The king was on the precipice of a possible rebellion. To assuage the anger of the nobles, John “Lackland” conceded to a charter of liberties, known as the Magna Carta. This document would subject him and all of England’s future monarchs to the rule of law. Though the charter subsequently was unsuccessful, the Magna Carta was revised and reissued in 1216, 1217, and 1225.
Twenty-seven clergy and secular leaders, as well as a few moderates who had advised John “Lackland” to accept its terms, are listed in the preamble of the Magna Carta:
“John, by the grace of God, king of England, lord of Ireland, duke of Normandy and Aquitaine, count of Anjou, to the archbishops, bishops, abbots, earls, barons, justiciars, foresters, sheriffs, stewards, servants and all his officials and faithful subjects’ greeting. Know that we, out of reverence for God and for the salvation of our soul and those of all our ancestors and heirs, for the Honour of God and the advancement of Holy Church and the reform of our Kingdom, on the advice of our reverend fathers, Stephen archbishop of Canterbury, primate of all England and cardinal of the Holy Roman Church, Henry archbishop of Dublin, William of London, Peter of Winchester, Jocelyn of Bath and Glastonbury, Hugh of Lincoln, Walter of Worcester, William of Coventry and Benedict of Rochester bishops, of Mater Pandulf subdeacon and member of the household of the lord pope, of brother Aimeric master of the Knights of the Temple in England and of the noblemen William the Marshal earl of Pembroke, William earl of Salisbury, William earl of Warenne, William earl of Arundle, Alan of Galloway constable of Scotland, Warin son of Gerild, Peter son of Herbert, Hubert de Burgh seneschal of Poitou, Hugh de Neville, Matthew son of Herbert, Thomas Basset, Alan Basset, Philip d’Aubigny, Robert of Ropsley, John Marshal, John son of Hugh and others, our faithful subjects.”
Four of those listed in the preamble are my known direct ancestors: William d’Aubigny, my 23rd great-grandfather; William de Warenne, my 24th great-grandfather; Piers FitzHerbert, my 25th great-grandfather; and William Marshal, my 25th great-grandfather.

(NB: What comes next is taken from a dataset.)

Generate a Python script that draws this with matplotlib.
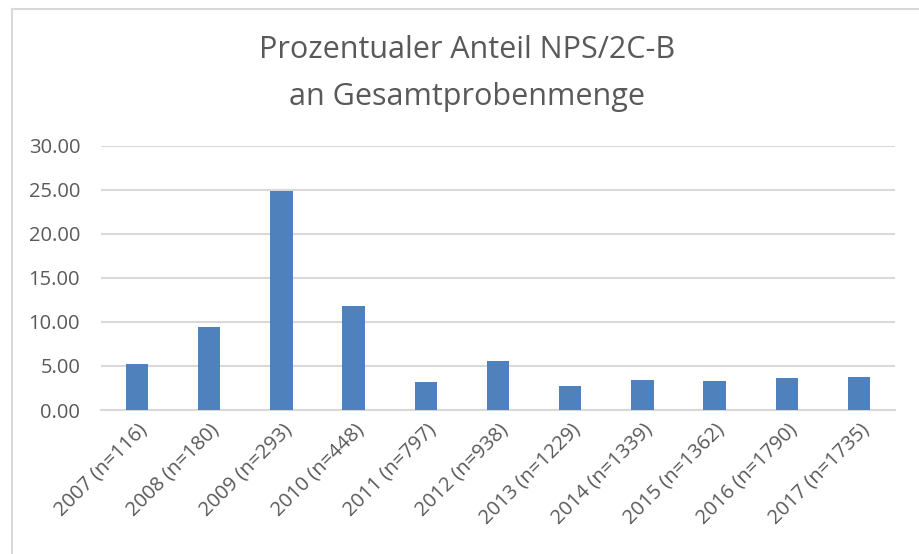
import numpy as np
import matplotlib.pyplot as plt
from matplotlib.lines import Line2D

# Daten
jahre = ['2007', '2008', '2009', '2010', '2011', '2012', '2013', '2014', '2015', '2016', '2017']
n_proben = [116, 180, 293, 448, 797, 938, 1229, 1339, 1362, 1790, 1735]
anteil = [5.17, 9.44, 24.91, 11.83, 3.14, 5.54, 2.77, 3.36, 3.30, 3.58, 3.69]

labels = ['{} (n={})'.format(j, n) for j, n in zip(jahre, n_proben)]

plt.rcParams['font.family'] = ['Open Sans', 'DejaVu Sans']
grau = '#595959'

fig = plt.figure(figsize=(9.19, 5.54), dpi=100)
ax = fig.add_axes([101 / 919, 1 - 410 / 554, 794 / 919, (410 - 145.7) / 554])

x = np.arange(len(labels))
ax.bar(x, anteil, width=0.31, color='#4F81BD', zorder=3)

ax.set_xlim(-0.5, len(labels) - 0.5)
ax.set_ylim(0, 30)
ax.set_yticks(np.arange(0, 31, 5))
ax.set_yticklabels(['{:.2f}'.format(v) for v in np.arange(0, 31, 5)])
ax.set_xticks(x)
ax.set_xticklabels(labels, rotation=45, ha='right', rotation_mode='anchor')

ax.grid(axis='y', color='#d9d9d9', linewidth=1.5, zorder=0)
for s in ['top', 'right', 'left']:
    ax.spines[s].set_visible(False)
ax.spines['bottom'].set_color('#d9d9d9')
ax.spines['bottom'].set_linewidth(1.5)
ax.tick_params(axis='both', length=0, colors=grau, labelsize=14.5)
ax.tick_params(axis='y', pad=15)
ax.tick_params(axis='x', pad=7)

fig.text(0.508, 1 - 50 / 554, 'Prozentualer Anteil NPS/2C-B', ha='center', va='center',
         fontsize=22, color=grau)
fig.text(0.508, 1 - 97 / 554, 'an Gesamtprobenmenge', ha='center', va='center',
         fontsize=22, color=grau)

# Rahmen oben und links
fig.add_artist(Line2D([11.5 / 919, 1], [1 - 8.5 / 554, 1 - 8.5 / 554], color='#d9d9d9', lw=1.5))
fig.add_artist(Line2D([11.5 / 919, 11.5 / 919], [0, 1 - 8.5 / 554], color='#d9d9d9', lw=1.5))

fig.savefig('out.png', dpi=100)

After its passage, nearly a dozen copies of the Magna Carta were created and distributed throughout England.
A group of barons in the forefront of the opposition to John “Lackland” of England, known as the Council of Twenty-Five, were entrusted with enforcing the terms of Clause 61 of the Magna Carta. Clause 61—the security clause—compelled the monarch to sanction and institute armed action against himself if he violated the charter, using the common law doctrine of distraint—the means by which debts were collected from debtors and criminals obliged to answer for their actions in court. The following known ancestors were on this Council of Twenty-Five:
- Hugh Bigod (my 25th great-grandfather)
- Roger Bigod (my 26th great-grandfather)
- Henry de Bohun (my 26th great-grandfather)
- Richard de Clare (my 25th great-grandfather)
- Gilbert de Clare (my 24th great-grandfather)
- John de Lacy (my 25th great-grandfather)
- William de Mowbray (my 25th great-grandfather)
- Saer de Quincy (my 24th great-grandfather and 4x 25th great-grandfather)
- Robert de Ros (my 22nd great-grandfather)
- Robert de Vere (my 25th great-grandfather)
For more than eight centuries, the premise behind the Magna Carta has persevered. The Magna Carta is the foundation for the English system of common law. American’s founding fathers used the Magna Carta as the precedent when declaring their independence from the English crown. Throughout history, the Magna Carta has been, and continues to be, a symbol of freedom from oppression. It is one of the most important documents in history, establishing that everyone is subject to the law—even those in power—and that everyone is entitled to justice and a fair trial.